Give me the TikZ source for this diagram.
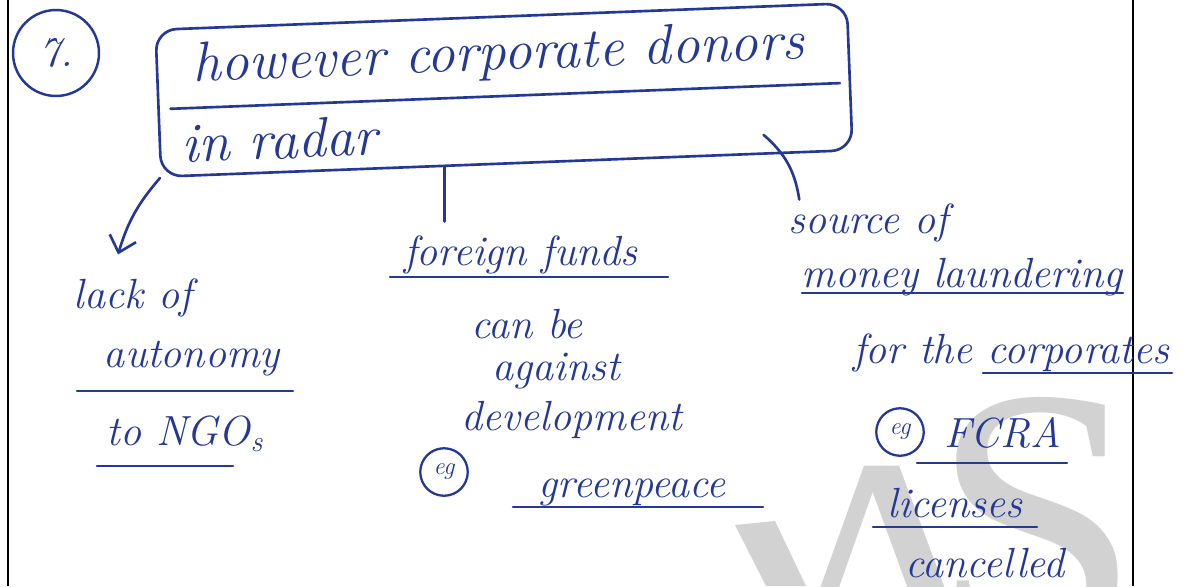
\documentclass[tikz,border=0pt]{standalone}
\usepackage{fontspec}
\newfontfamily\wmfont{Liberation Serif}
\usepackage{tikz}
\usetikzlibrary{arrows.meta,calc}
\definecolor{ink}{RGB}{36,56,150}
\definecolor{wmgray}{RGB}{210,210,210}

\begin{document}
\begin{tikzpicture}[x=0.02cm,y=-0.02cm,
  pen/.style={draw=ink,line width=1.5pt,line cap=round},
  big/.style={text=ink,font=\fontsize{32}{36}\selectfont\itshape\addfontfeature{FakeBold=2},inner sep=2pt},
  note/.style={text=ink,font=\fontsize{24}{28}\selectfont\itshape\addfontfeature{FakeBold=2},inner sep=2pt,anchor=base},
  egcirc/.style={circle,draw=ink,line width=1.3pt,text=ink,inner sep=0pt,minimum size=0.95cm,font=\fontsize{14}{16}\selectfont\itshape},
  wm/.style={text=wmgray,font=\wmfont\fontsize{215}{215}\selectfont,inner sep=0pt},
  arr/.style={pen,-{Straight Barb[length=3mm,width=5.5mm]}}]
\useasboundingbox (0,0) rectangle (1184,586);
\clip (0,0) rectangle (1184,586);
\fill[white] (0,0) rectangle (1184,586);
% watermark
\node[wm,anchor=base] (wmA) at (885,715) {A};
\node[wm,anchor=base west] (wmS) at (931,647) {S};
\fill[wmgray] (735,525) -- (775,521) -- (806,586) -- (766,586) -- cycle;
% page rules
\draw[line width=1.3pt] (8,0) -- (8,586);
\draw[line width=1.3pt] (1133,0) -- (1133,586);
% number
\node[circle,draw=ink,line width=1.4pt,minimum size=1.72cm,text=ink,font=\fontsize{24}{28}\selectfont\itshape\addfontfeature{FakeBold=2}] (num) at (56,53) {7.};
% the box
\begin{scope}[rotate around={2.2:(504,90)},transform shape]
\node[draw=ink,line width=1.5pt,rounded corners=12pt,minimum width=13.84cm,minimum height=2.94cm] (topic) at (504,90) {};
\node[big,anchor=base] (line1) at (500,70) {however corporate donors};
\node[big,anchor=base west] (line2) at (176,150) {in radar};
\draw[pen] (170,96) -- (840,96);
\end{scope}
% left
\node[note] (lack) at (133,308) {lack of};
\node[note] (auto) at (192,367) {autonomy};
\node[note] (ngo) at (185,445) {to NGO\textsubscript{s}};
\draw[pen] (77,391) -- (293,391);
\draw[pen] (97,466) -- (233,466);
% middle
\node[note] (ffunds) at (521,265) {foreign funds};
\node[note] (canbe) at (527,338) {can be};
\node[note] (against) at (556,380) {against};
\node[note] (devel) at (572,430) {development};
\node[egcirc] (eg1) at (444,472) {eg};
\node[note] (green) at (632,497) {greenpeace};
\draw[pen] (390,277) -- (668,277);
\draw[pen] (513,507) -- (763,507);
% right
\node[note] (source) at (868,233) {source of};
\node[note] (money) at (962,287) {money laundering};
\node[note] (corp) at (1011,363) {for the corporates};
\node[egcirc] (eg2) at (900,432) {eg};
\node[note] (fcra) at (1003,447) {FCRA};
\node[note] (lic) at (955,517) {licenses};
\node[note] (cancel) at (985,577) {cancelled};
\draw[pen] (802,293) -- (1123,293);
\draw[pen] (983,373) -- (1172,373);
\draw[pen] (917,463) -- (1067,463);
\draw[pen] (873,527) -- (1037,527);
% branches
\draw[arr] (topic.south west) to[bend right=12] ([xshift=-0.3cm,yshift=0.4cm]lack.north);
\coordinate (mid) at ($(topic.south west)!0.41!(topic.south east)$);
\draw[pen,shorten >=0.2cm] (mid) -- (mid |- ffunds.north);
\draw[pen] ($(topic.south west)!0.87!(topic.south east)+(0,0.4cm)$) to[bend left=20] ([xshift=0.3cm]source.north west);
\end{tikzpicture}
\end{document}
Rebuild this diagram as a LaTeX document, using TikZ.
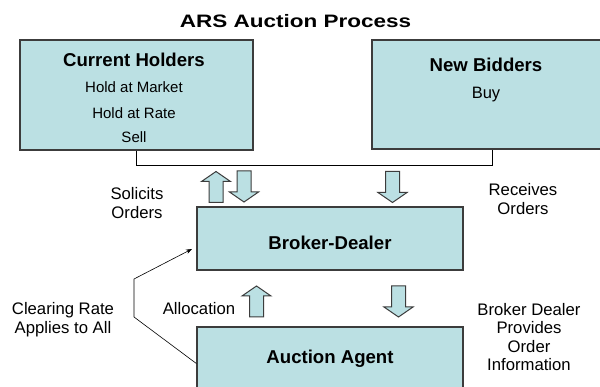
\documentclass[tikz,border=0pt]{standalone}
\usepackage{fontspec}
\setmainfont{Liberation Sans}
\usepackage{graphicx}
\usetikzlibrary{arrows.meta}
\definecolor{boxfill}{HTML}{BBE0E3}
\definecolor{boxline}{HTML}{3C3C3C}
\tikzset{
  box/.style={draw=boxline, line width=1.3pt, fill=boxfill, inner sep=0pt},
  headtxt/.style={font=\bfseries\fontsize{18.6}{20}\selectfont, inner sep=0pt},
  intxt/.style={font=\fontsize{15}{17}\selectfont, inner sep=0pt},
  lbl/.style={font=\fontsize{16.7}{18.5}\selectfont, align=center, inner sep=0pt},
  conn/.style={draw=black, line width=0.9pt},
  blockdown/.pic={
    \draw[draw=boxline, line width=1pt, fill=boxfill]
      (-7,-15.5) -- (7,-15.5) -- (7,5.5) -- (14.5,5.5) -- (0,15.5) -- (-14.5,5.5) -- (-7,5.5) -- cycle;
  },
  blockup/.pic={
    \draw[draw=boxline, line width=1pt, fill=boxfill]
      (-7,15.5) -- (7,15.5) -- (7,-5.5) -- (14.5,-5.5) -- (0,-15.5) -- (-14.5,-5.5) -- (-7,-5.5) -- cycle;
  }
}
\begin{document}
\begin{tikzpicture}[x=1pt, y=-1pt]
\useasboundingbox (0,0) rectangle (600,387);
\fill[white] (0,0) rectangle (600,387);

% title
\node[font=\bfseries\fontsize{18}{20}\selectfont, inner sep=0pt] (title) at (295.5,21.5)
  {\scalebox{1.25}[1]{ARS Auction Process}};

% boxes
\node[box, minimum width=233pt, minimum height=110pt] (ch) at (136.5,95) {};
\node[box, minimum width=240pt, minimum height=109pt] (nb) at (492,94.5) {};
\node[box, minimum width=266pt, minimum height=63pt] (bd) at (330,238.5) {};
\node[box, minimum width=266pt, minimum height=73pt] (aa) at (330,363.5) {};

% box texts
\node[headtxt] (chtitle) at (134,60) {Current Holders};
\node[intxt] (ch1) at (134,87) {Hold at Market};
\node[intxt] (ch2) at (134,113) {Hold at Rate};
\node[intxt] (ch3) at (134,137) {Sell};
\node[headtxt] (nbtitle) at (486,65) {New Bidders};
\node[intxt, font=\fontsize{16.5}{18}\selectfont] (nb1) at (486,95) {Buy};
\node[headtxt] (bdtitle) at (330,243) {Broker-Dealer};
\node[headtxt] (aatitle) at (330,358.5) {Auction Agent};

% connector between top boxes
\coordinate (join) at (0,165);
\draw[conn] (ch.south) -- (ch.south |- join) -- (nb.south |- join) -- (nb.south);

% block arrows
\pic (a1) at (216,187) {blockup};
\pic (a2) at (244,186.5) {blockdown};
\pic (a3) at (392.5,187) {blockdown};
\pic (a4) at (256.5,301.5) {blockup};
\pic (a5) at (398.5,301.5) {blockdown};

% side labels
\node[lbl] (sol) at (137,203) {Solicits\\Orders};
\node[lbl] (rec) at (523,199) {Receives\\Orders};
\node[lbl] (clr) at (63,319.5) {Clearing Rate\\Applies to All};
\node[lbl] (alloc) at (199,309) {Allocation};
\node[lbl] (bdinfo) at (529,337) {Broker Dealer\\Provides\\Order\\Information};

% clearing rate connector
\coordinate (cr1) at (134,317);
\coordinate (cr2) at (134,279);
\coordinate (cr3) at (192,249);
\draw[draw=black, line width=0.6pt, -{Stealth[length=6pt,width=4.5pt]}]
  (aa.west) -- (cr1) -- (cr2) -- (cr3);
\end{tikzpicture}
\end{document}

**Exercise directions**.
Leave out the pictures and give the rest of the records again exactly.

**Problem solution**.
Give me the TikZ source for this diagram.
\documentclass[tikz,border=0pt]{standalone}
\usepackage{fontspec}
\newfontfamily\wmfont{Liberation Serif}
\usepackage{tikz}
\usetikzlibrary{arrows.meta,calc}
\definecolor{ink}{RGB}{36,56,150}
\definecolor{wmgray}{RGB}{210,210,210}

\begin{document}
\begin{tikzpicture}[x=0.02cm,y=-0.02cm,
  pen/.style={draw=ink,line width=1.5pt,line cap=round},
  big/.style={text=ink,font=\fontsize{32}{36}\selectfont\itshape\addfontfeature{FakeBold=2},inner sep=2pt},
  note/.style={text=ink,font=\fontsize{24}{28}\selectfont\itshape\addfontfeature{FakeBold=2},inner sep=2pt,anchor=base},
  egcirc/.style={circle,draw=ink,line width=1.3pt,text=ink,inner sep=0pt,minimum size=0.95cm,font=\fontsize{14}{16}\selectfont\itshape},
  wm/.style={text=wmgray,font=\wmfont\fontsize{215}{215}\selectfont,inner sep=0pt},
  arr/.style={pen,-{Straight Barb[length=3mm,width=5.5mm]}}]
\useasboundingbox (0,0) rectangle (1184,586);
\clip (0,0) rectangle (1184,586);
\fill[white] (0,0) rectangle (1184,586);
% watermark
\node[wm,anchor=base] (wmA) at (885,715) {A};
\node[wm,anchor=base west] (wmS) at (931,647) {S};
\fill[wmgray] (735,525) -- (775,521) -- (806,586) -- (766,586) -- cycle;
% page rules
\draw[line width=1.3pt] (8,0) -- (8,586);
\draw[line width=1.3pt] (1133,0) -- (1133,586);
% number
\node[circle,draw=ink,line width=1.4pt,minimum size=1.72cm,text=ink,font=\fontsize{24}{28}\selectfont\itshape\addfontfeature{FakeBold=2}] (num) at (56,53) {7.};
% the box
\begin{scope}[rotate around={2.2:(504,90)},transform shape]
\node[draw=ink,line width=1.5pt,rounded corners=12pt,minimum width=13.84cm,minimum height=2.94cm] (topic) at (504,90) {};
\node[big,anchor=base] (line1) at (500,70) {however corporate donors};
\node[big,anchor=base west] (line2) at (176,150) {in radar};
\draw[pen] (170,96) -- (840,96);
\end{scope}
% left
\node[note] (lack) at (133,308) {lack of};
\node[note] (auto) at (192,367) {autonomy};
\node[note] (ngo) at (185,445) {to NGO\textsubscript{s}};
\draw[pen] (77,391) -- (293,391);
\draw[pen] (97,466) -- (233,466);
% middle
\node[note] (ffunds) at (521,265) {foreign funds};
\node[note] (canbe) at (527,338) {can be};
\node[note] (against) at (556,380) {against};
\node[note] (devel) at (572,430) {development};
\node[egcirc] (eg1) at (444,472) {eg};
\node[note] (green) at (632,497) {greenpeace};
\draw[pen] (390,277) -- (668,277);
\draw[pen] (513,507) -- (763,507);
% right
\node[note] (source) at (868,233) {source of};
\node[note] (money) at (962,287) {money laundering};
\node[note] (corp) at (1011,363) {for the corporates};
\node[egcirc] (eg2) at (900,432) {eg};
\node[note] (fcra) at (1003,447) {FCRA};
\node[note] (lic) at (955,517) {licenses};
\node[note] (cancel) at (985,577) {cancelled};
\draw[pen] (802,293) -- (1123,293);
\draw[pen] (983,373) -- (1172,373);
\draw[pen] (917,463) -- (1067,463);
\draw[pen] (873,527) -- (1037,527);
% branches
\draw[arr] (topic.south west) to[bend right=12] ([xshift=-0.3cm,yshift=0.4cm]lack.north);
\coordinate (mid) at ($(topic.south west)!0.41!(topic.south east)$);
\draw[pen,shorten >=0.2cm] (mid) -- (mid |- ffunds.north);
\draw[pen] ($(topic.south west)!0.87!(topic.south east)+(0,0.4cm)$) to[bend left=20] ([xshift=0.3cm]source.north west);
\end{tikzpicture}
\end{document}
Rebuild this diagram as a LaTeX document, using TikZ.
\documentclass[tikz,border=0pt]{standalone}
\usepackage{fontspec}
\setmainfont{Liberation Sans}
\usepackage{graphicx}
\usetikzlibrary{arrows.meta}
\definecolor{boxfill}{HTML}{BBE0E3}
\definecolor{boxline}{HTML}{3C3C3C}
\tikzset{
  box/.style={draw=boxline, line width=1.3pt, fill=boxfill, inner sep=0pt},
  headtxt/.style={font=\bfseries\fontsize{18.6}{20}\selectfont, inner sep=0pt},
  intxt/.style={font=\fontsize{15}{17}\selectfont, inner sep=0pt},
  lbl/.style={font=\fontsize{16.7}{18.5}\selectfont, align=center, inner sep=0pt},
  conn/.style={draw=black, line width=0.9pt},
  blockdown/.pic={
    \draw[draw=boxline, line width=1pt, fill=boxfill]
      (-7,-15.5) -- (7,-15.5) -- (7,5.5) -- (14.5,5.5) -- (0,15.5) -- (-14.5,5.5) -- (-7,5.5) -- cycle;
  },
  blockup/.pic={
    \draw[draw=boxline, line width=1pt, fill=boxfill]
      (-7,15.5) -- (7,15.5) -- (7,-5.5) -- (14.5,-5.5) -- (0,-15.5) -- (-14.5,-5.5) -- (-7,-5.5) -- cycle;
  }
}
\begin{document}
\begin{tikzpicture}[x=1pt, y=-1pt]
\useasboundingbox (0,0) rectangle (600,387);
\fill[white] (0,0) rectangle (600,387);

% title
\node[font=\bfseries\fontsize{18}{20}\selectfont, inner sep=0pt] (title) at (295.5,21.5)
  {\scalebox{1.25}[1]{ARS Auction Process}};

% boxes
\node[box, minimum width=233pt, minimum height=110pt] (ch) at (136.5,95) {};
\node[box, minimum width=240pt, minimum height=109pt] (nb) at (492,94.5) {};
\node[box, minimum width=266pt, minimum height=63pt] (bd) at (330,238.5) {};
\node[box, minimum width=266pt, minimum height=73pt] (aa) at (330,363.5) {};

% box texts
\node[headtxt] (chtitle) at (134,60) {Current Holders};
\node[intxt] (ch1) at (134,87) {Hold at Market};
\node[intxt] (ch2) at (134,113) {Hold at Rate};
\node[intxt] (ch3) at (134,137) {Sell};
\node[headtxt] (nbtitle) at (486,65) {New Bidders};
\node[intxt, font=\fontsize{16.5}{18}\selectfont] (nb1) at (486,95) {Buy};
\node[headtxt] (bdtitle) at (330,243) {Broker-Dealer};
\node[headtxt] (aatitle) at (330,358.5) {Auction Agent};

% connector between top boxes
\coordinate (join) at (0,165);
\draw[conn] (ch.south) -- (ch.south |- join) -- (nb.south |- join) -- (nb.south);

% block arrows
\pic (a1) at (216,187) {blockup};
\pic (a2) at (244,186.5) {blockdown};
\pic (a3) at (392.5,187) {blockdown};
\pic (a4) at (256.5,301.5) {blockup};
\pic (a5) at (398.5,301.5) {blockdown};

% side labels
\node[lbl] (sol) at (137,203) {Solicits\\Orders};
\node[lbl] (rec) at (523,199) {Receives\\Orders};
\node[lbl] (clr) at (63,319.5) {Clearing Rate\\Applies to All};
\node[lbl] (alloc) at (199,309) {Allocation};
\node[lbl] (bdinfo) at (529,337) {Broker Dealer\\Provides\\Order\\Information};

% clearing rate connector
\coordinate (cr1) at (134,317);
\coordinate (cr2) at (134,279);
\coordinate (cr3) at (192,249);
\draw[draw=black, line width=0.6pt, -{Stealth[length=6pt,width=4.5pt]}]
  (aa.west) -- (cr1) -- (cr2) -- (cr3);
\end{tikzpicture}
\end{document}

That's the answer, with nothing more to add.